For there are many reasons why we behave and react the way we do and they are all autistic, because we are, and that is the one thing that I really wish the world could come to learn and to define us by.

#Autism
#ActuallyAutistic

@pathfinder thanks for that essay.

I'm sad for all the people who grew up earlier, and that today might get help and understanding instead of being pressured and excluded. For autistic parents who got overwhelmed, and for their children who suffered under them. I'm sad for all the people who still, today, feel "other" but can't find a name for the feeling or get misdiagnosed. We're so many that we might as well be called normal. We've always been there.

@autistics

@lizzard @autistics
Indeed. The value of a correct label is often dismissed by trite sayings like, labels are for cans. But what is forgotten with that is that until we find and recognise ours, we are alone. And alone means far too often feeling broken and useless.
The price of not being correctly diagnosed is still being paid by far too many. Which all too often is the result of not wanting to admit just how many of us there are and how varied we are.

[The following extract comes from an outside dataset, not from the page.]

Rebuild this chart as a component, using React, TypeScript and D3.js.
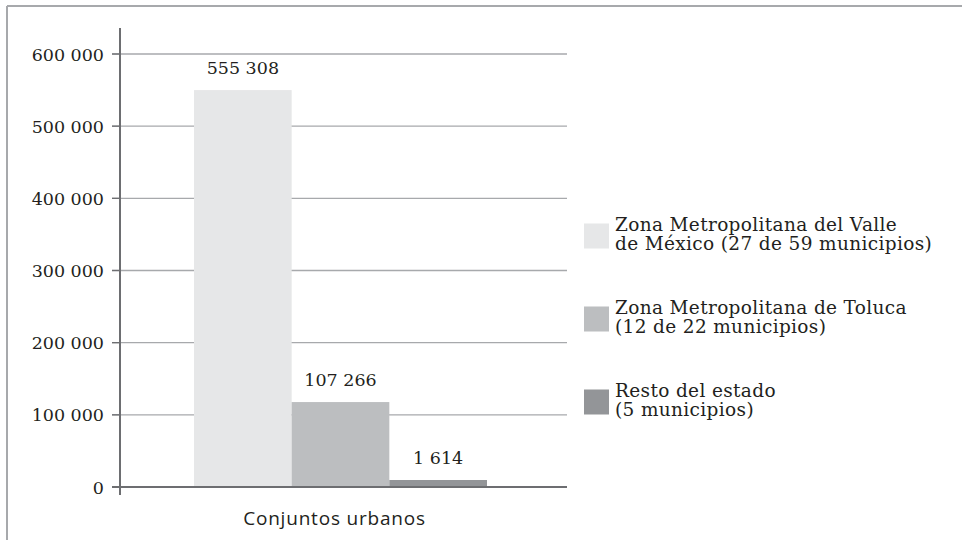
import { scaleBand, scaleLinear, formatLocale } from "d3"

const categories = ["Conjuntos urbanos"]
const series = [
  "Zona Metropolitana del Valle|de México (27 de 59 municipios)",
  "Zona Metropolitana de Toluca|(12 de 22 municipios)",
  "Resto del estado|(5 municipios)",
]
// bar heights as drawn in the picture
const values = [550000, 117700, 9700]
// printed value labels
const valueLabels = ["555 308", "107 266", "1 614"]
const yTickValues = [0, 100000, 200000, 300000, 400000, 500000, 600000]
const colors = ["#e6e7e8", "#bcbec0", "#939598"]

const W = 962, H = 540
const SERIF = "'DejaVu Serif', serif"
const SANS = "'Open Sans', sans-serif"

const fmt = formatLocale({ decimal: ",", thousands: " ", grouping: [3], currency: ["", ""] }).format(",")

export default function App() {
  const y = scaleLinear().domain([0, 600000]).range([487, 54])
  const x0 = scaleBand().domain(categories).range([120, 561]).paddingInner(0).paddingOuter(0.2526)
  const x1 = scaleBand().domain(series).range([0, x0.bandwidth()])

  const axisX = 120, gridEnd = 567

  return (
    <div style={{ position: "absolute", left: 0, top: 0 }}>
      <svg width={W} height={H} style={{ display: "block" }}>
        <rect width={W} height={H} fill="#fff" />
        {/* frame */}
        <line x1={7} x2={W} y1={6} y2={6} stroke="#a7a9ac" strokeWidth={2} />
        <line x1={7} x2={7} y1={6} y2={H} stroke="#a7a9ac" strokeWidth={2} />

        {/* grid + ticks */}
        {yTickValues.map(t => (
          <g key={t}>
            {t > 0 && <line x1={112} x2={gridEnd} y1={y(t)} y2={y(t)} stroke="#a7a9ac" strokeWidth={1.3} />}
            <line x1={112} x2={axisX} y1={y(t)} y2={y(t)} stroke="#6d6e71" strokeWidth={1.3} />
            <text x={104} y={y(t) + 6.5} textAnchor="end" fontFamily={SERIF} fontSize={17.5} fill="#231f20">
              {fmt(t)}
            </text>
          </g>
        ))}

        {/* bars */}
        {categories.map(c => (
          <g key={c} transform={`translate(${x0(c)},0)`}>
            {series.map((s, i) => (
              <g key={s}>
                <rect x={x1(s)} y={y(values[i])} width={x1.bandwidth()} height={y(0) - y(values[i])} fill={colors[i]} />
                <text x={x1(s)! + x1.bandwidth() / 2} y={y(values[i]) - 16} textAnchor="middle"
                  fontFamily={SERIF} fontSize={17.5} fill="#231f20">{valueLabels[i]}</text>
              </g>
            ))}
            <text x={x0.bandwidth() / 2 - 6} y={525} textAnchor="middle" fontFamily={SANS} fontSize={19}
              letterSpacing={0.8} fill="#231f20">{c}</text>
          </g>
        ))}

        {/* axes */}
        <line x1={axisX} x2={axisX} y1={28} y2={495} stroke="#6d6e71" strokeWidth={2} />
        <line x1={112} x2={gridEnd} y1={y(0)} y2={y(0)} stroke="#6d6e71" strokeWidth={2} />

        {/* legend */}
        {series.map((s, i) => {
          const cy = 236 + i * 83
          const lines = s.split("|")
          return (
            <g key={s}>
              <rect x={584} y={cy - 12.5} width={25} height={25} fill={colors[i]} />
              {lines.map((l, j) => (
                <text key={j} x={615} y={cy - 5 + j * 19} fontFamily={SERIF} fontSize={18.5}
                  letterSpacing={0.35} fill="#231f20">{l}</text>
              ))}
            </g>
          )
        })}
      </svg>
    </div>
  )
}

@pathfinder @lizzard @autistics

Labels provide a shorthand, which is why they can be both useful (e.g. in the context of diagnosis getting a quicker understanding of nerds) and harmful (e.g. stereotypes).

But living without labels at all would be a pain in the wotsit.

@misaimed_brain @lizzard @autistics
They are the sign posts by which we can find our own. As you said, not necessarily complete descriptions. But so much better than the nothingness that leaves us alone.

@pathfinder @lizzard @autistics

I like that way of putting it - the nothingness. Or alternatively to me it is the noise of lots of impressions without a way to make sense of them. I like frameworks.

@misaimed_brain @lizzard @autistics
I used to like fireworks a lot more than I do now. But that's because of the way they are deliberately making them far too loud.